Start of Recorded information

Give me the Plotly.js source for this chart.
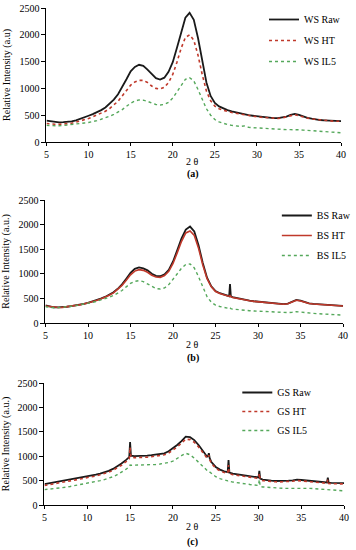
<!DOCTYPE html>
<html>
<head>
<meta charset="utf-8">
<script src="https://cdn.plot.ly/plotly-3.0.1.min.js"></script>
<style>html,body{margin:0;padding:0;background:#fff;}#chart{width:356px;height:550px;}</style>
</head>
<body>
<div id="chart"></div>
<script>
// ---- Data (2θ in degrees, intensity in a.u.) ----
const twoThetaWS = [5,5.5,6,6.5,7,7.5,8,8.5,9,9.5,10,10.5,11,11.5,12,12.5,13,13.5,14,14.5,15,15.5,16,16.5,17,17.5,18,18.5,19,19.5,20,20.5,21,21.5,22,22.5,23,23.5,24,24.5,25,25.5,26,26.5,27,27.5,28,28.5,29,29.5,30,30.5,31,31.5,32,32.5,33,33.5,34,34.5,35,35.5,36,36.5,37,37.5,38,38.5,39,39.5,40];
const wsRaw = [400,385,375,368,370,375,385,405,430,460,490,520,555,595,645,710,790,890,1020,1170,1320,1400,1440,1420,1350,1260,1190,1165,1200,1310,1490,1760,2060,2320,2410,2280,1940,1500,1110,860,730,665,625,595,570,550,530,515,500,490,480,470,460,450,445,445,455,475,505,525,505,475,450,435,420,410,405,400,395,390,390];
const wsHT = [345,335,330,330,335,340,350,370,390,415,440,470,500,535,575,625,685,760,860,960,1060,1120,1150,1150,1110,1045,1000,990,1020,1110,1260,1490,1750,1950,2000,1900,1620,1260,950,770,670,620,590,570,550,535,520,505,490,480,470,462,455,447,440,440,450,470,495,510,490,465,445,430,420,410,400,395,390,387,385];
const wsIL5 = [310,305,300,302,308,315,325,335,345,355,365,380,400,425,450,480,515,555,605,665,725,765,785,780,760,725,700,690,700,740,820,935,1060,1170,1200,1140,980,790,620,500,420,375,345,325,310,300,290,300,275,268,262,255,250,245,240,236,232,230,230,232,228,222,218,212,208,202,197,192,186,178,170];

const twoThetaBS = [5,5.5,6,6.5,7,7.5,8,8.5,9,9.5,10,10.5,11,11.5,12,12.5,13,13.5,14,14.5,15,15.5,16,16.5,17,17.5,18,18.5,19,19.5,20,20.5,21,21.5,22,22.5,23,23.5,24,24.5,25,25.5,26,26.5,26.6,26.7,26.8,27,27.5,28,28.5,29,29.5,30,30.5,31,31.5,32,32.5,33,33.5,34,34.5,35,35.5,36,36.5,37,37.5,38,38.5,39,39.5,40];
const bsRaw = [360,335,320,318,320,330,342,355,370,390,410,435,460,495,530,575,625,695,785,900,1020,1100,1130,1110,1070,1000,960,950,990,1080,1250,1480,1720,1900,1960,1860,1580,1220,920,745,650,605,575,550,545,790,540,525,505,485,470,455,442,432,422,412,402,393,387,385,395,425,470,455,420,400,390,382,375,370,365,360,355,350];
const bsHT = [345,330,318,315,318,328,340,352,368,385,405,430,455,488,522,565,612,680,765,870,980,1055,1085,1070,1030,970,935,928,965,1050,1210,1430,1660,1830,1870,1780,1520,1180,900,735,640,598,568,545,540,560,535,520,500,482,467,452,440,430,420,410,400,390,384,382,392,420,462,448,415,395,385,378,372,366,360,355,350,345];
const bsIL5 = [330,318,310,312,318,328,340,352,366,382,398,418,440,465,492,525,560,605,660,735,805,848,860,842,792,735,700,690,712,780,880,1000,1115,1190,1200,1120,940,720,535,425,362,335,312,298,296,310,292,283,272,262,256,250,245,240,233,226,220,215,212,210,212,218,232,222,210,200,195,190,185,180,175,170,165,160];

const twoThetaGS = [5,5.5,6,6.5,7,7.5,8,8.5,9,9.5,10,10.5,11,11.5,12,12.5,13,13.5,14,14.5,14.9,15,15.1,15.5,16,16.5,17,17.5,18,18.5,19,19.5,20,20.5,21,21.5,22,22.5,23,23.5,24,24.1,24.2,24.3,24.5,25,25.5,26,26.4,26.5,26.6,27,27.5,28,28.5,29,29.5,30,30.1,30.2,30.5,31,31.5,32,32.5,33,33.5,34,34.5,35,35.5,36,36.5,37,37.5,38,38.1,38.2,38.5,39,39.5,40];
const gsRaw = [430,445,460,475,490,505,520,535,550,565,580,600,620,645,670,700,740,790,850,920,980,1290,1010,1000,1000,1005,1010,1020,1030,1045,1060,1100,1160,1230,1310,1400,1390,1330,1230,1100,990,1000,1060,960,880,780,725,690,675,920,665,645,630,615,600,585,572,565,700,540,520,505,498,492,490,492,498,505,520,512,505,495,485,475,468,462,560,458,455,450,448,450];
const gsHT = [400,418,435,450,465,480,495,510,525,540,556,575,595,618,643,672,710,758,815,885,945,1180,975,970,970,975,980,990,1000,1012,1028,1065,1120,1190,1265,1350,1340,1285,1190,1065,960,970,1020,930,850,755,700,665,650,820,640,622,607,592,578,565,553,545,650,520,500,488,480,475,473,475,480,488,502,495,488,478,468,458,450,445,520,441,437,433,430,432];
const gsIL5 = [315,322,330,340,350,365,380,395,410,425,440,460,480,500,520,548,580,620,670,730,780,820,815,815,818,818,820,825,830,840,850,870,900,960,1010,1060,1030,960,870,780,700,690,690,675,640,580,540,510,495,500,488,470,455,440,430,420,410,400,520,380,370,362,355,345,342,340,340,342,348,350,345,340,335,330,325,320,322,315,308,300,295,290];

const yTicks = [0,500,1000,1500,2000,2500];
const xTicks = [5,10,15,20,25,30,35,40];

// ---- Styling ----
const FONT = 'Liberation Serif, Times New Roman, serif';
const cRaw = '#1a1a1a', cHT = '#c0392b', cIL = '#55a85b';

function tr(x, y, name, xa, ya, lg, color, dash, width) {
  return {x: x, y: y, name: name, xaxis: xa, yaxis: ya, legend: lg, legendgroup: name,
          type: 'scatter', mode: 'lines', line: {color: color, dash: dash, width: width}};
}

const data = [
  tr(twoThetaWS, wsRaw, 'WS Raw', 'x', 'y', 'legend', cRaw, 'solid', 1.8),
  tr(twoThetaWS, wsHT, 'WS HT', 'x', 'y', 'legend', cHT, 'dot', 1.6),
  tr(twoThetaWS, wsIL5, 'WS IL5', 'x', 'y', 'legend', cIL, 'dot', 1.4),
  tr(twoThetaBS, bsRaw, 'BS Raw', 'x2', 'y2', 'legend2', cRaw, 'solid', 1.8),
  tr(twoThetaBS, bsHT, 'BS HT', 'x2', 'y2', 'legend2', cHT, 'solid', 1.6),
  tr(twoThetaBS, bsIL5, 'BS IL5', 'x2', 'y2', 'legend2', cIL, 'dot', 1.4),
  tr(twoThetaGS, gsRaw, 'GS Raw', 'x3', 'y3', 'legend3', cRaw, 'solid', 1.8),
  tr(twoThetaGS, gsHT, 'GS HT', 'x3', 'y3', 'legend3', cHT, 'dot', 1.6),
  tr(twoThetaGS, gsIL5, 'GS IL5', 'x3', 'y3', 'legend3', cIL, 'dot', 1.4)
];

const W = 356, H = 550;
function xax(l, r, anchor) {
  return {domain: [l / W, r / W], range: [5, 40], tickvals: xTicks, ticks: 'outside', ticklen: 3,
          showline: true, linecolor: '#000', linewidth: 1, tickcolor: '#000', showgrid: false,
          zeroline: false, anchor: anchor, tickfont: {family: FONT, size: 10, color: '#000'}, fixedrange: true};
}
function yax(top, bottom, anchor, title) {
  return {domain: [1 - bottom / H, 1 - top / H], range: [0, 2500], tickvals: yTicks, ticks: 'outside',
          ticklen: 4, showline: true, linecolor: '#000', linewidth: 1, tickcolor: '#000', showgrid: false,
          zeroline: false, anchor: anchor, tickfont: {family: FONT, size: 10, color: '#000'},
          title: {text: title, font: {family: FONT, size: 10, color: '#000'}, standoff: 6}};
}
function leg(xpx, ypx, gap) {
  return {x: xpx / W, y: 1 - ypx / H, xanchor: 'left', yanchor: 'top', bgcolor: 'rgba(0,0,0,0)',
          font: {family: FONT, size: 10, color: '#000'}, itemwidth: 30, tracegroupgap: gap};
}
function ann(text, ypx, bold) {
  return {text: bold ? '<b>' + text + '</b>' : text, x: 195 / W, y: 1 - ypx / H, xref: 'paper', yref: 'paper',
          showarrow: false, xanchor: 'center', yanchor: 'middle', font: {family: FONT, size: 10, color: '#000'}};
}

const layout = {
  width: W, height: H, margin: {l: 0, r: 0, t: 0, b: 0}, paper_bgcolor: '#fff', plot_bgcolor: '#fff',
  showlegend: true,
  xaxis: xax(47, 345, 'y'), yaxis: yax(8, 142, 'x', 'Relative Intensity (a.u)'),
  xaxis2: xax(46, 347, 'y2'), yaxis2: yax(200, 323, 'x2', 'Relative Intensity (a.u.)'),
  xaxis3: xax(45, 348, 'y3'), yaxis3: yax(383, 505, 'x3', 'Relative Intensity (a.u.)'),
  legend: leg(267, 5, 2), legend2: leg(280, 201, 1), legend3: leg(240, 378, 0),
  annotations: [ann('2 θ', 161), ann('(a)', 174, true), ann('2 θ', 344), ann('(b)', 358, true),
                ann('2 θ', 526), ann('(c)', 542, true)]
};

Plotly.newPlot('chart', data, layout, {staticPlot: true, displayModeBar: false});
</script>
</body>
</html>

End of Recorded information

**Stated problem:**
From the listing above, copy every line that holds the string "chart".

**Result:**
Give me the Plotly.js source for this chart.
<style>html,body{margin:0;padding:0;background:#fff;}#chart{width:356px;height:550px;}</style>
<div id="chart"></div>
Plotly.newPlot('chart', data, layout, {staticPlot: true, displayModeBar: false});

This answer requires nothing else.